##### Material supplied
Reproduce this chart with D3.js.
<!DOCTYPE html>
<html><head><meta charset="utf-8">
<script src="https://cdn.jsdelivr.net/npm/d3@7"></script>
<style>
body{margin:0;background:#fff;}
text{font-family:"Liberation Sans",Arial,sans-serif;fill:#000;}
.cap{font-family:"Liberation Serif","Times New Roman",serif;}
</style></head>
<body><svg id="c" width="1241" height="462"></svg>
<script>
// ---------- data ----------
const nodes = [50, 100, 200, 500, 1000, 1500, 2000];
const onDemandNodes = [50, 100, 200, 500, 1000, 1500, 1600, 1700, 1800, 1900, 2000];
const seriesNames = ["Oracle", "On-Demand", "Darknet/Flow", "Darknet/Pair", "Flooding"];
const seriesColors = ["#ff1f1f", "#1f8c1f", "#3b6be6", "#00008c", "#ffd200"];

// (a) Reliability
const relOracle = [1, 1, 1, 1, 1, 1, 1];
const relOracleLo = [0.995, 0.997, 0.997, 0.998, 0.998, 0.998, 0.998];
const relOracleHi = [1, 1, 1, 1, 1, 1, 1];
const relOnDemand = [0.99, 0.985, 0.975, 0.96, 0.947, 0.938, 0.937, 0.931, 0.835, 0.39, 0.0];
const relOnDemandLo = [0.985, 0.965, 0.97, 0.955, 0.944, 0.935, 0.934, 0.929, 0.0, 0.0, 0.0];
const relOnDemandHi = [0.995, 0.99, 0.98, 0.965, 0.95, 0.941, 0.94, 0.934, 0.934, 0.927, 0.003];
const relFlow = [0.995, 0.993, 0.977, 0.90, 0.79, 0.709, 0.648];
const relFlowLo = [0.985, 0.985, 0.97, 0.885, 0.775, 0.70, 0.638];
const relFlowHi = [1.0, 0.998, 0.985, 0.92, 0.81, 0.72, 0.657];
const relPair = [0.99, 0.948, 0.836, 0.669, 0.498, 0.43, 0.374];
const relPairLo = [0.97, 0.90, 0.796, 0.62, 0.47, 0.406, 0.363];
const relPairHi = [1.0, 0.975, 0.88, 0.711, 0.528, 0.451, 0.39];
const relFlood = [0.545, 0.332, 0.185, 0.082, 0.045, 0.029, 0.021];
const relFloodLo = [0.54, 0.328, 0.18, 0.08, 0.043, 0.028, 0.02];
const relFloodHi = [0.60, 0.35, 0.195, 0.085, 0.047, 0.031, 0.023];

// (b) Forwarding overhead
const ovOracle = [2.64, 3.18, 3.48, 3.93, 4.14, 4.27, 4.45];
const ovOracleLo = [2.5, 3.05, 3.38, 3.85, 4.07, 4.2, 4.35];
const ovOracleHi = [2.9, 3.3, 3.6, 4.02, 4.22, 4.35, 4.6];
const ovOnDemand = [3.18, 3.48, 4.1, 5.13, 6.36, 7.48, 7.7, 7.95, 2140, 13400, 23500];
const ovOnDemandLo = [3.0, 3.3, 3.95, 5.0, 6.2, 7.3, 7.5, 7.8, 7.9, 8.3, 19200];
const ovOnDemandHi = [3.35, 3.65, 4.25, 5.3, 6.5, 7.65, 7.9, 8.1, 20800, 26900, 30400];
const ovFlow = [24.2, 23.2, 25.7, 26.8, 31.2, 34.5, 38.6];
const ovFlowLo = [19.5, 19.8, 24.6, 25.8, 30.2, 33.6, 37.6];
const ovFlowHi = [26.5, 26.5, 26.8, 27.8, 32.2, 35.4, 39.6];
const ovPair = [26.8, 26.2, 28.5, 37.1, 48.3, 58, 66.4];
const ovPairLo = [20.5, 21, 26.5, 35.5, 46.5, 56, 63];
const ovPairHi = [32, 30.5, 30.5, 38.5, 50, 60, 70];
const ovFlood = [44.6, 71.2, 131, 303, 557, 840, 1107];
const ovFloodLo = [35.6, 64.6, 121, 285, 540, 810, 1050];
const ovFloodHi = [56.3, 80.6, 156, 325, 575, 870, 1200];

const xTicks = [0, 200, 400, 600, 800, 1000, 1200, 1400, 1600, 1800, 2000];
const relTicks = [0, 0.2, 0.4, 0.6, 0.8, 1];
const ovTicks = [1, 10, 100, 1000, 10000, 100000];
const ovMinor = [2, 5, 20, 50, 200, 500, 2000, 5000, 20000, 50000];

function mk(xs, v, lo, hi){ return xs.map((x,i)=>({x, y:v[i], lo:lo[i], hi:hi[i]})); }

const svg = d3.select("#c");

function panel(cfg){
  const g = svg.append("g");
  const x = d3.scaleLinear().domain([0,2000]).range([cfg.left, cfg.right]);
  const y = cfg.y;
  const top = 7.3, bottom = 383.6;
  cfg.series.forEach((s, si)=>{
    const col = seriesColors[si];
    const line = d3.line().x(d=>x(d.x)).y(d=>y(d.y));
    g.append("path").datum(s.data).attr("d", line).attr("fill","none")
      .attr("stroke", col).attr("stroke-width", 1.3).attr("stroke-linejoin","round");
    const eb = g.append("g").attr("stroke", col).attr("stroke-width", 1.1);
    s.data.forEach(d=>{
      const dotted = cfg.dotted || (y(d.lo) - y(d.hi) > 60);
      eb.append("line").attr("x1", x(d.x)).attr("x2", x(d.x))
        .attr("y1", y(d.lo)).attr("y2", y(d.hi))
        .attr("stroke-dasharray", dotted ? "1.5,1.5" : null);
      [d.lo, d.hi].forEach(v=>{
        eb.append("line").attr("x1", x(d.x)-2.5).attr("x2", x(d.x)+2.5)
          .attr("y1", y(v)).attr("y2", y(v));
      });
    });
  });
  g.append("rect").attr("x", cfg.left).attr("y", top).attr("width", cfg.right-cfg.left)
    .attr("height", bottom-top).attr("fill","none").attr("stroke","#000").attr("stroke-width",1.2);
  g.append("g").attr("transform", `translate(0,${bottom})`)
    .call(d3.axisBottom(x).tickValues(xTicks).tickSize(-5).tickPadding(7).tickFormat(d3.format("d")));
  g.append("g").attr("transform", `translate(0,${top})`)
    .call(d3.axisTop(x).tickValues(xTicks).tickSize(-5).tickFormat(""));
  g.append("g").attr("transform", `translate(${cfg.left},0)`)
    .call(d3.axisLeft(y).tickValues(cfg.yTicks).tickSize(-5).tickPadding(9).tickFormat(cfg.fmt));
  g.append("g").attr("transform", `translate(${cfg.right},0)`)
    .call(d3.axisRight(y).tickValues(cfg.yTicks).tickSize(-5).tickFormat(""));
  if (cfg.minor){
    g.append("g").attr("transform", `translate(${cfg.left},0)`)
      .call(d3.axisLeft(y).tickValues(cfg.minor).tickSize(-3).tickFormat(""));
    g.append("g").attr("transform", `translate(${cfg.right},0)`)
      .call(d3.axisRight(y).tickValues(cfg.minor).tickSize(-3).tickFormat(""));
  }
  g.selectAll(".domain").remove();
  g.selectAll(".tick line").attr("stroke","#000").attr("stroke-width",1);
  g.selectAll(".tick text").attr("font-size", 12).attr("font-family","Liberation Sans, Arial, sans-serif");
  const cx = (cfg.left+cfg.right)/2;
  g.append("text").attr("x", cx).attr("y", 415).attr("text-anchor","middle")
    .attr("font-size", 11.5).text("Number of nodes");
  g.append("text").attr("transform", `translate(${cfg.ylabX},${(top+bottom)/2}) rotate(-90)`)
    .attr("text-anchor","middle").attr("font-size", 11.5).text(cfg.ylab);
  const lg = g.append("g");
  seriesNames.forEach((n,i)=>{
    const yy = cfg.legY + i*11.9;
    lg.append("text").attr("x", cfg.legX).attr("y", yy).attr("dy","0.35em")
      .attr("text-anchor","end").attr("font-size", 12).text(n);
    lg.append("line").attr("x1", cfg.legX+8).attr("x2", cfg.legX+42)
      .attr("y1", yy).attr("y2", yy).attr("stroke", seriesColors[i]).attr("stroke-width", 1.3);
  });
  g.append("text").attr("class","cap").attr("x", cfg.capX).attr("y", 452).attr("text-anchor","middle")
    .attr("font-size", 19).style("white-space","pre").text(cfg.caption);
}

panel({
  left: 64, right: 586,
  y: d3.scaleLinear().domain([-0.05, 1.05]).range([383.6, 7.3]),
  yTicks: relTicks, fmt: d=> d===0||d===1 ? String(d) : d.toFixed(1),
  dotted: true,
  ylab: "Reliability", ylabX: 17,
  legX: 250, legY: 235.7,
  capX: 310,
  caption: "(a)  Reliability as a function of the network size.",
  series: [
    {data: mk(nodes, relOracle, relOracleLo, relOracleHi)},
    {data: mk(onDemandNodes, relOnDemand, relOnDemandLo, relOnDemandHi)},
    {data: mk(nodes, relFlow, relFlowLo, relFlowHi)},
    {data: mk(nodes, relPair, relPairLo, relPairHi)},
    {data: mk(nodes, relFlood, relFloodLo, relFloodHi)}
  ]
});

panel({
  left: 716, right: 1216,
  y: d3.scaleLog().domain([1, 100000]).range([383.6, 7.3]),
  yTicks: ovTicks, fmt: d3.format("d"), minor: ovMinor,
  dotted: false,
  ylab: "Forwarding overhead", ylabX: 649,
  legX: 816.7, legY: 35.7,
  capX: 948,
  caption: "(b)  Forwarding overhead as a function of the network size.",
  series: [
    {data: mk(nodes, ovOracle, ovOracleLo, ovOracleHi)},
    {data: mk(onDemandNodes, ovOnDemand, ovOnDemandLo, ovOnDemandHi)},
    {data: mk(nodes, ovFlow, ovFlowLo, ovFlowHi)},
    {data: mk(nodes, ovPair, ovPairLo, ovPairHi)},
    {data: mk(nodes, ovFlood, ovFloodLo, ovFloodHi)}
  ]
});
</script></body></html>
##########
##### Material supplied
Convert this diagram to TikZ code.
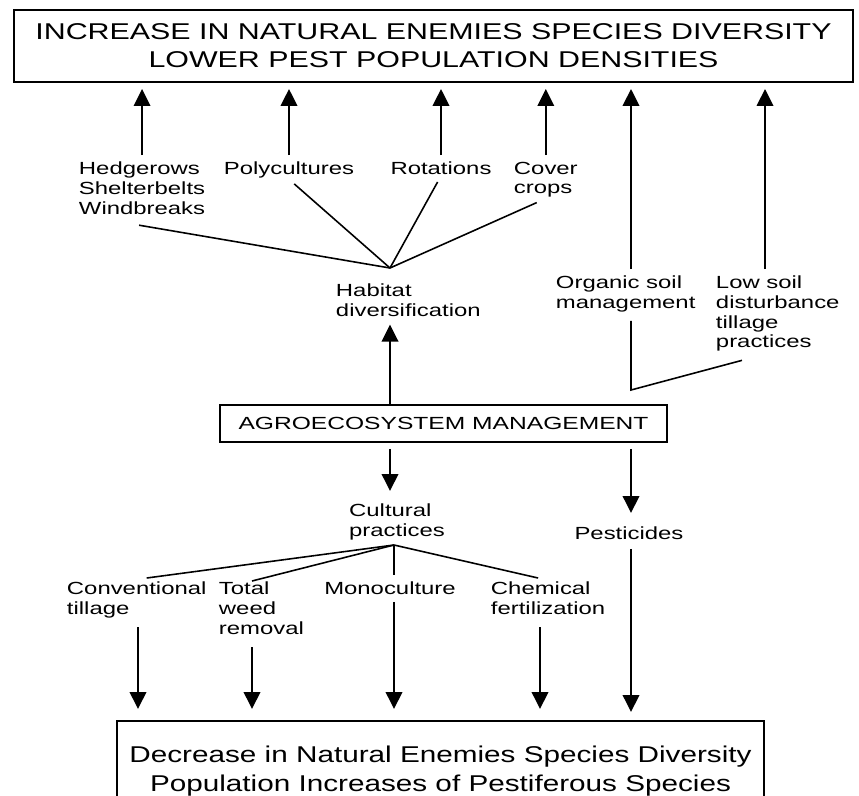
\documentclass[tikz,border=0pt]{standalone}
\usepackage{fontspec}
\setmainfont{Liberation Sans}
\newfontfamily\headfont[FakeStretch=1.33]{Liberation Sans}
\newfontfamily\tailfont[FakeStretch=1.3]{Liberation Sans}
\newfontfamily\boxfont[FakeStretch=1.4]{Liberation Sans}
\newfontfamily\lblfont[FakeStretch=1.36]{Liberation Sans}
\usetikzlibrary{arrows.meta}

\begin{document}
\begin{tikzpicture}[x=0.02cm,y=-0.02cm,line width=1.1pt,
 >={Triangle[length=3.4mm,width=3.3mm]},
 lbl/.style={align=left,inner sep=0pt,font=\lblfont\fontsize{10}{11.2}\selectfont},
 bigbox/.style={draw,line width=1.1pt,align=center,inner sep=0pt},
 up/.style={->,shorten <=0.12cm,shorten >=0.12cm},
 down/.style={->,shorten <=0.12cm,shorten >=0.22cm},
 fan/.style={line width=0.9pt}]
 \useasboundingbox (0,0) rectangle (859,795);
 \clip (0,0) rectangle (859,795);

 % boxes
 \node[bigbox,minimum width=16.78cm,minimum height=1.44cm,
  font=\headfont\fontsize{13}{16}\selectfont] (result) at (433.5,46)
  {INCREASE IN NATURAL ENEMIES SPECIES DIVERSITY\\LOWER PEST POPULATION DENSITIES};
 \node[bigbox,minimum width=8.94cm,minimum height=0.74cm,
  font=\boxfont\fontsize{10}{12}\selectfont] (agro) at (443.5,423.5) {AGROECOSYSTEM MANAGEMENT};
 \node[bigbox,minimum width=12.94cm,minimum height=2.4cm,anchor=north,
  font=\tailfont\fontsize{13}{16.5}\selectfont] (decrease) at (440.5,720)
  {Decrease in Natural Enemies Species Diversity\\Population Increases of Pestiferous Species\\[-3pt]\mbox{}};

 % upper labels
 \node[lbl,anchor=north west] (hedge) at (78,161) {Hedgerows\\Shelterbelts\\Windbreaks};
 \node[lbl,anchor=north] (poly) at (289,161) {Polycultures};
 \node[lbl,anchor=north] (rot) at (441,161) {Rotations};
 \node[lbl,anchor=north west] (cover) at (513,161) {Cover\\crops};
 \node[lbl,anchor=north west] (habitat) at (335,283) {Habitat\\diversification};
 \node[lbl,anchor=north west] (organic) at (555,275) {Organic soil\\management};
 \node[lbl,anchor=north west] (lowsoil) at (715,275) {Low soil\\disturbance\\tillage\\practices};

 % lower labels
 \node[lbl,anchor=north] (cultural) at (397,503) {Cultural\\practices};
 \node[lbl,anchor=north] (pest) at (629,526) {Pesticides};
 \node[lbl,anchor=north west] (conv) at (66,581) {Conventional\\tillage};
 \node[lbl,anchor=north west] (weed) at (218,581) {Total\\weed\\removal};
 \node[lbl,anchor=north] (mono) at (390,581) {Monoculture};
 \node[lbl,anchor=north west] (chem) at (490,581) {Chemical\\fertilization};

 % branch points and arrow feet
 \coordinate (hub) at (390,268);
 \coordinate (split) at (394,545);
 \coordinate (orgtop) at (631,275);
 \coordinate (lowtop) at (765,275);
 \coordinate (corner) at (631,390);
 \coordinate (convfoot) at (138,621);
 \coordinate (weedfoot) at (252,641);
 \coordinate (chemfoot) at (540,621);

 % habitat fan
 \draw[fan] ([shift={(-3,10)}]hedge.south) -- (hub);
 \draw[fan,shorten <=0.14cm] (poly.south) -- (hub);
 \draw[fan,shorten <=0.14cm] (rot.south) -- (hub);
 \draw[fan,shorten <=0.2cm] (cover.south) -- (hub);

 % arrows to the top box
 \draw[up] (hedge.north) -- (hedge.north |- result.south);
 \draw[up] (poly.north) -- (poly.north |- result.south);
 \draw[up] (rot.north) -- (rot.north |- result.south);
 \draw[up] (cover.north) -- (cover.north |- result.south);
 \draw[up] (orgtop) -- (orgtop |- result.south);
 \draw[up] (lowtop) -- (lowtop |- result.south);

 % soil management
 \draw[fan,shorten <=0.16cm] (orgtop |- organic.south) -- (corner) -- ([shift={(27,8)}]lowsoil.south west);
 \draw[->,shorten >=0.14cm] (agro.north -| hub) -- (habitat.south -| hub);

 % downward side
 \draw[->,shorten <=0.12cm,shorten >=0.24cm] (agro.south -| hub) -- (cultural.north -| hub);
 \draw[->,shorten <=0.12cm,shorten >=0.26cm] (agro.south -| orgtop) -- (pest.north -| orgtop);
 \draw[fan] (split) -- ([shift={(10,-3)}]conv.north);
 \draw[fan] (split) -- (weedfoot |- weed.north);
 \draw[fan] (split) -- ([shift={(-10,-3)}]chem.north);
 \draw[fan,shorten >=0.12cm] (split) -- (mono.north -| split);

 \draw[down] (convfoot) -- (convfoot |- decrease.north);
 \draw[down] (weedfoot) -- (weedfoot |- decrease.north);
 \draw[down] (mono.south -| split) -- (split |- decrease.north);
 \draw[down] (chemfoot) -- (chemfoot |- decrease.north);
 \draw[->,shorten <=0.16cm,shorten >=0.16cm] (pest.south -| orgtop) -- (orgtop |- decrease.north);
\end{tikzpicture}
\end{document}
##########
##### Material supplied
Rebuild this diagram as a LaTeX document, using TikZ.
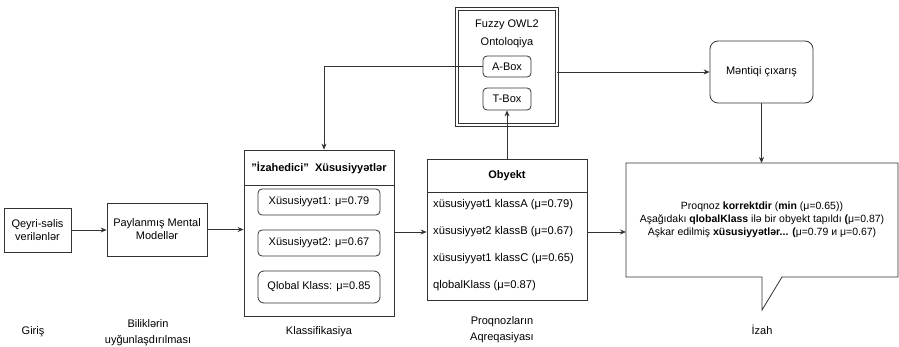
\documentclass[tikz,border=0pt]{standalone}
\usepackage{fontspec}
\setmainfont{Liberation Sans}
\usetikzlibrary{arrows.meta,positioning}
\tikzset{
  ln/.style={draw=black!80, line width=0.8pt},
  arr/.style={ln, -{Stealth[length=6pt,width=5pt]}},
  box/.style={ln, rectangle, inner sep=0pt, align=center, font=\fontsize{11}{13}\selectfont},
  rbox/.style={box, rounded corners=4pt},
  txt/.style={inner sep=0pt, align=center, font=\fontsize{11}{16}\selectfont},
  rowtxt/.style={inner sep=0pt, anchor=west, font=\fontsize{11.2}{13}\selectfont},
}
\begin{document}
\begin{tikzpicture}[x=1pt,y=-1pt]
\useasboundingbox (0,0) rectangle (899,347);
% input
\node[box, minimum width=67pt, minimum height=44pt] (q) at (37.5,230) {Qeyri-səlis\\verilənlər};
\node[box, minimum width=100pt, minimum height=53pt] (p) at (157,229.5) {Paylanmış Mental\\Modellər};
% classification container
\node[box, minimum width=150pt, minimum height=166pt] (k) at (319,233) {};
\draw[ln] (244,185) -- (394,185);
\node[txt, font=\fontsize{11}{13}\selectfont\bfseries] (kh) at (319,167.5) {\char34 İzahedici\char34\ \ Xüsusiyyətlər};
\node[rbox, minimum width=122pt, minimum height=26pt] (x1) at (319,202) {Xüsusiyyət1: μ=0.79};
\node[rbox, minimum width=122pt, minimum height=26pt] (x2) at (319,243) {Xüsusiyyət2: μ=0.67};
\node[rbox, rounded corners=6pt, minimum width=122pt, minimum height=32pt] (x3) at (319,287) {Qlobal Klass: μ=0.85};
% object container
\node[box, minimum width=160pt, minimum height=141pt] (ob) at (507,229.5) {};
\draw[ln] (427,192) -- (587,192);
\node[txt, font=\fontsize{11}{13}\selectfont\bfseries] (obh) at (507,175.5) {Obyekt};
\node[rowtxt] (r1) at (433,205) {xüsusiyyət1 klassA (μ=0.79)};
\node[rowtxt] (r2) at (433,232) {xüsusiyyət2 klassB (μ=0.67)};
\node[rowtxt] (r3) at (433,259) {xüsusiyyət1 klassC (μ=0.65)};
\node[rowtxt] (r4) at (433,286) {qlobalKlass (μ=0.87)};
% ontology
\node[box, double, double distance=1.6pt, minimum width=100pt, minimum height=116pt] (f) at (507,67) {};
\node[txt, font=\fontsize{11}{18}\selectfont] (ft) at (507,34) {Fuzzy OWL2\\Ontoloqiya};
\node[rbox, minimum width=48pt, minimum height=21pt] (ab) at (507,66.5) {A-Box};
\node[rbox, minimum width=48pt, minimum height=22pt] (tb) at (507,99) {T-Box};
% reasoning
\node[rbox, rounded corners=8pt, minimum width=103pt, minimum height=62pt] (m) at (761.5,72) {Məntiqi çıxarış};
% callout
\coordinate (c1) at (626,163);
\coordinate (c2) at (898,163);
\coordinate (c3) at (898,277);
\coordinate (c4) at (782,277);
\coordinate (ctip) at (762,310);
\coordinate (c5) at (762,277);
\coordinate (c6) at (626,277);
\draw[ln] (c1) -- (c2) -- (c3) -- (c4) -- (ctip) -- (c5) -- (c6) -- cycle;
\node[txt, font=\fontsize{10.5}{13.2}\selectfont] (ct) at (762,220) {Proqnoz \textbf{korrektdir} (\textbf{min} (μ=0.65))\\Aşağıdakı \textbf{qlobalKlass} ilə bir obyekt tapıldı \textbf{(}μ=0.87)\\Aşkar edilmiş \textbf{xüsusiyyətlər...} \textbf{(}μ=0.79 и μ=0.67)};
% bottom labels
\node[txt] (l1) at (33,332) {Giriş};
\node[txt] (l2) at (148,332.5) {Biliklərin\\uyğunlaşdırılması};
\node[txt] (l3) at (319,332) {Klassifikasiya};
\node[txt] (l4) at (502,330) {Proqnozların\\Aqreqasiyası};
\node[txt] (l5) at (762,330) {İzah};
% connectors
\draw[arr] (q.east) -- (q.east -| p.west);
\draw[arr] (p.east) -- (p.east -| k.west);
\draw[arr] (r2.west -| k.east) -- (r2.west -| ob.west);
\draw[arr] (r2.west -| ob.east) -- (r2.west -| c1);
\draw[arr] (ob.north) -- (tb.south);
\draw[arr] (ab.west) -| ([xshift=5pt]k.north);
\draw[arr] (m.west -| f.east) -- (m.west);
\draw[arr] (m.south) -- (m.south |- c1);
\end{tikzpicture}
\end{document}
##########
• [Exercise instructions]
Looking above, find the stretch of lines that opens with the one holding "Convert this diagram to TikZ code." and closes with the one holding "Enemies Species Diversity\\Population". Copy it exactly, pictures excluded.

• [Reply]
Convert this diagram to TikZ code.
\documentclass[tikz,border=0pt]{standalone}
\usepackage{fontspec}
\setmainfont{Liberation Sans}
\newfontfamily\headfont[FakeStretch=1.33]{Liberation Sans}
\newfontfamily\tailfont[FakeStretch=1.3]{Liberation Sans}
\newfontfamily\boxfont[FakeStretch=1.4]{Liberation Sans}
\newfontfamily\lblfont[FakeStretch=1.36]{Liberation Sans}
\usetikzlibrary{arrows.meta}

\begin{document}
\begin{tikzpicture}[x=0.02cm,y=-0.02cm,line width=1.1pt,
 >={Triangle[length=3.4mm,width=3.3mm]},
 lbl/.style={align=left,inner sep=0pt,font=\lblfont\fontsize{10}{11.2}\selectfont},
 bigbox/.style={draw,line width=1.1pt,align=center,inner sep=0pt},
 up/.style={->,shorten <=0.12cm,shorten >=0.12cm},
 down/.style={->,shorten <=0.12cm,shorten >=0.22cm},
 fan/.style={line width=0.9pt}]
 \useasboundingbox (0,0) rectangle (859,795);
 \clip (0,0) rectangle (859,795);

 % boxes
 \node[bigbox,minimum width=16.78cm,minimum height=1.44cm,
  font=\headfont\fontsize{13}{16}\selectfont] (result) at (433.5,46)
  {INCREASE IN NATURAL ENEMIES SPECIES DIVERSITY\\LOWER PEST POPULATION DENSITIES};
 \node[bigbox,minimum width=8.94cm,minimum height=0.74cm,
  font=\boxfont\fontsize{10}{12}\selectfont] (agro) at (443.5,423.5) {AGROECOSYSTEM MANAGEMENT};
 \node[bigbox,minimum width=12.94cm,minimum height=2.4cm,anchor=north,
  font=\tailfont\fontsize{13}{16.5}\selectfont] (decrease) at (440.5,720)
  {Decrease in Natural Enemies Species Diversity\\Population Increases of Pestiferous Species\\[-3pt]\mbox{}};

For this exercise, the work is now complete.